** DATASET ROWS **
+ + + + + + +

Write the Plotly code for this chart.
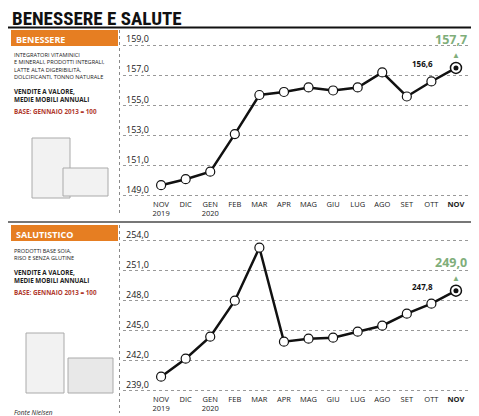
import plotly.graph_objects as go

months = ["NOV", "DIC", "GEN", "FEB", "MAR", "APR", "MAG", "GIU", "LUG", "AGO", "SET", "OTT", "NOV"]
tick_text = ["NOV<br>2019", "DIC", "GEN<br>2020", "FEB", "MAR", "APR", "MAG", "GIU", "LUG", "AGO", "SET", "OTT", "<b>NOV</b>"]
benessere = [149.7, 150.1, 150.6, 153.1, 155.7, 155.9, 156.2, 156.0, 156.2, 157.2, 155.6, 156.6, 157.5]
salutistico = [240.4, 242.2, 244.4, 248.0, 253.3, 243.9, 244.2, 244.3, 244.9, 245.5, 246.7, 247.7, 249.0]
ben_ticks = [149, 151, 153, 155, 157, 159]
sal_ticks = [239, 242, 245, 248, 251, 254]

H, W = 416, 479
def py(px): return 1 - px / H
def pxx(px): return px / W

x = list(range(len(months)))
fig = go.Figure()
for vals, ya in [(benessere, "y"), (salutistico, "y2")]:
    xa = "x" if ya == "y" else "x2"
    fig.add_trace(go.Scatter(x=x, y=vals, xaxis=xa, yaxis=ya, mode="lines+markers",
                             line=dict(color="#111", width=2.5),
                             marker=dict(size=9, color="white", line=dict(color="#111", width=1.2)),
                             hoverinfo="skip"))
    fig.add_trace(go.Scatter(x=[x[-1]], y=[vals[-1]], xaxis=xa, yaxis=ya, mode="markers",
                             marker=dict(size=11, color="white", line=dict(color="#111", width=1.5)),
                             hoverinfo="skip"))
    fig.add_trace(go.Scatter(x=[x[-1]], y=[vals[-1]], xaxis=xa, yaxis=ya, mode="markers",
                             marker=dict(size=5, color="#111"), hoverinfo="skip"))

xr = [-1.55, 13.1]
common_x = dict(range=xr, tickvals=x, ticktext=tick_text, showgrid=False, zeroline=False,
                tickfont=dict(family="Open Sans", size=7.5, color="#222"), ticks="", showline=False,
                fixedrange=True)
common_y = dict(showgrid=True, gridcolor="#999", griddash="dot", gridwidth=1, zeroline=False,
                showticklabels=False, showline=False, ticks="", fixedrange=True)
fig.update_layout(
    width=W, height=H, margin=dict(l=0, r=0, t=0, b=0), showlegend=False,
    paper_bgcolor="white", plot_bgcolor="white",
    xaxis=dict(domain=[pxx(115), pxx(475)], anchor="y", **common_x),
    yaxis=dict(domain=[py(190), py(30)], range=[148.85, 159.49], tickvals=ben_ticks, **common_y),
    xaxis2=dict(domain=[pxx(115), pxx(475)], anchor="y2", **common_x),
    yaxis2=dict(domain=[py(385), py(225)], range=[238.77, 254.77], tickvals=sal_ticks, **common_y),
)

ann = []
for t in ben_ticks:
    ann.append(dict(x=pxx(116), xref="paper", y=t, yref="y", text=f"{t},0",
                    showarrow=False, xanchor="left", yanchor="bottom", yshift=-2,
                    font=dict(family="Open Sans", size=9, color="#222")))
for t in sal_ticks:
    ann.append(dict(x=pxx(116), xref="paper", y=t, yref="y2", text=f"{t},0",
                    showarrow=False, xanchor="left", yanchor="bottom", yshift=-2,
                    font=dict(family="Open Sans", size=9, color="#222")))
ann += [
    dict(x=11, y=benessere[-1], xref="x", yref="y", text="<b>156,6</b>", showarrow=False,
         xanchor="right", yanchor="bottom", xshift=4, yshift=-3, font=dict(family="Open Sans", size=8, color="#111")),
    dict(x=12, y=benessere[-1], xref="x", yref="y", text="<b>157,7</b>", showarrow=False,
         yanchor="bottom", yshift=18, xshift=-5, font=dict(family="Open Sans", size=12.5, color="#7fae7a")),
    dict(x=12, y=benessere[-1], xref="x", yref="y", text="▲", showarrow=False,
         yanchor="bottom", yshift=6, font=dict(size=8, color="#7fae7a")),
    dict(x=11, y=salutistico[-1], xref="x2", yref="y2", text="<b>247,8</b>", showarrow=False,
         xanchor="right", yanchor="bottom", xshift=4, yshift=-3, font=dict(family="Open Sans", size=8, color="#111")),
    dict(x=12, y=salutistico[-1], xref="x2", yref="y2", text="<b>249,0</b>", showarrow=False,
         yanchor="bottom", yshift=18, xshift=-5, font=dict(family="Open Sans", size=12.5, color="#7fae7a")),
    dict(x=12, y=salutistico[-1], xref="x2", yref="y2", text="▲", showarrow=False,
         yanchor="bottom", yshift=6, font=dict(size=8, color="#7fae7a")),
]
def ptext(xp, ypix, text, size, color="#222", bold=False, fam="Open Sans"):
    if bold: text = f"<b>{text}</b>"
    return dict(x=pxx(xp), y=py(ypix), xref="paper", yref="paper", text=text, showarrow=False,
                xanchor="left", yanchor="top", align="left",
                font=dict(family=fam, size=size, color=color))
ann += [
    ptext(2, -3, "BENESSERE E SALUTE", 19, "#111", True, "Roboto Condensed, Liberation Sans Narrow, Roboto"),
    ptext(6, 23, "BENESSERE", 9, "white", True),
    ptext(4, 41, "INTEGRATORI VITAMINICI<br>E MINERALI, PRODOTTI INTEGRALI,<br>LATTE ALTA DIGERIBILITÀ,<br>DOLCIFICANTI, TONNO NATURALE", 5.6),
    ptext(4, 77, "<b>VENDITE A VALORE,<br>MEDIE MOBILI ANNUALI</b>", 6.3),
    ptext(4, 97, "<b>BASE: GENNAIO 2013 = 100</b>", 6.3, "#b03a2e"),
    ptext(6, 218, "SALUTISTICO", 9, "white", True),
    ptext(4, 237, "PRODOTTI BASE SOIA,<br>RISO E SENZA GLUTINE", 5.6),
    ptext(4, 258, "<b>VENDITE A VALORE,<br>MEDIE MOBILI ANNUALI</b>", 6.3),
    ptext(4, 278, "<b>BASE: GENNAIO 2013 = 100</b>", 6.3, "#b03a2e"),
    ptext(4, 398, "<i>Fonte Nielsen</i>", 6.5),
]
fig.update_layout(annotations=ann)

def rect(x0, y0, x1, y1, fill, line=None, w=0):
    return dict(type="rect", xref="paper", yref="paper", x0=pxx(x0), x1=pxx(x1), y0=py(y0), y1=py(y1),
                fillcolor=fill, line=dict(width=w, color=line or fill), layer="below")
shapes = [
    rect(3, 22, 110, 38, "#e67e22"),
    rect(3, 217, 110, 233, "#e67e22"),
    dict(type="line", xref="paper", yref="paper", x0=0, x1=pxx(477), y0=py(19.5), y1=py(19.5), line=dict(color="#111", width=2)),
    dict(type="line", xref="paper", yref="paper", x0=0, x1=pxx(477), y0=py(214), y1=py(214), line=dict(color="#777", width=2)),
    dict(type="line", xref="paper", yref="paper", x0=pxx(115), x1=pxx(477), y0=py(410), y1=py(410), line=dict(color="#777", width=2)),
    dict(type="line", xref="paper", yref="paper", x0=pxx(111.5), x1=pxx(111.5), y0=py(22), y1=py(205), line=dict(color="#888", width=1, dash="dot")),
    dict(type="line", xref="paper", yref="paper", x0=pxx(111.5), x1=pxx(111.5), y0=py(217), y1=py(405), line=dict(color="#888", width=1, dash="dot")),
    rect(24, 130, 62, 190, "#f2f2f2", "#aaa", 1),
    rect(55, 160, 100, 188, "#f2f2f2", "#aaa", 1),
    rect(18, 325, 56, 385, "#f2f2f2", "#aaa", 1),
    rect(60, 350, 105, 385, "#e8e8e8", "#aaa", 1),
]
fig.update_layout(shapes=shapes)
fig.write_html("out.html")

+ + + + + + +

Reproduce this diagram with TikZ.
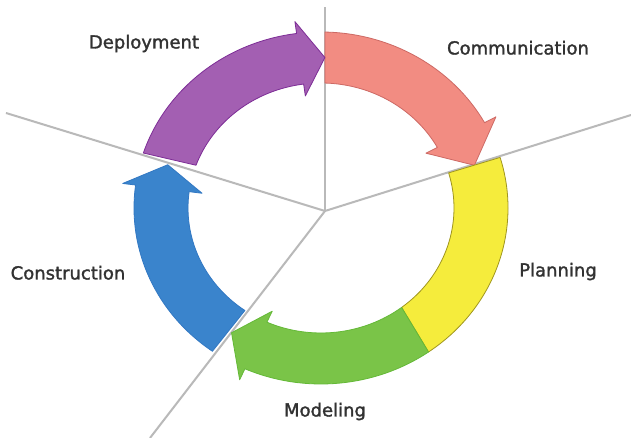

+ + + + + + +

** AIM OF THE TASK **
Begin with the line that contains "Write the Plotly code for this chart.", end with the line that contains "def pxx(px): return px / W", and set down every line in that range exactly as it stands, minus the pictures.

** CORRECT ANSWER **
Write the Plotly code for this chart.
import plotly.graph_objects as go

months = ["NOV", "DIC", "GEN", "FEB", "MAR", "APR", "MAG", "GIU", "LUG", "AGO", "SET", "OTT", "NOV"]
tick_text = ["NOV<br>2019", "DIC", "GEN<br>2020", "FEB", "MAR", "APR", "MAG", "GIU", "LUG", "AGO", "SET", "OTT", "<b>NOV</b>"]
benessere = [149.7, 150.1, 150.6, 153.1, 155.7, 155.9, 156.2, 156.0, 156.2, 157.2, 155.6, 156.6, 157.5]
salutistico = [240.4, 242.2, 244.4, 248.0, 253.3, 243.9, 244.2, 244.3, 244.9, 245.5, 246.7, 247.7, 249.0]
ben_ticks = [149, 151, 153, 155, 157, 159]
sal_ticks = [239, 242, 245, 248, 251, 254]

H, W = 416, 479
def py(px): return 1 - px / H
def pxx(px): return px / W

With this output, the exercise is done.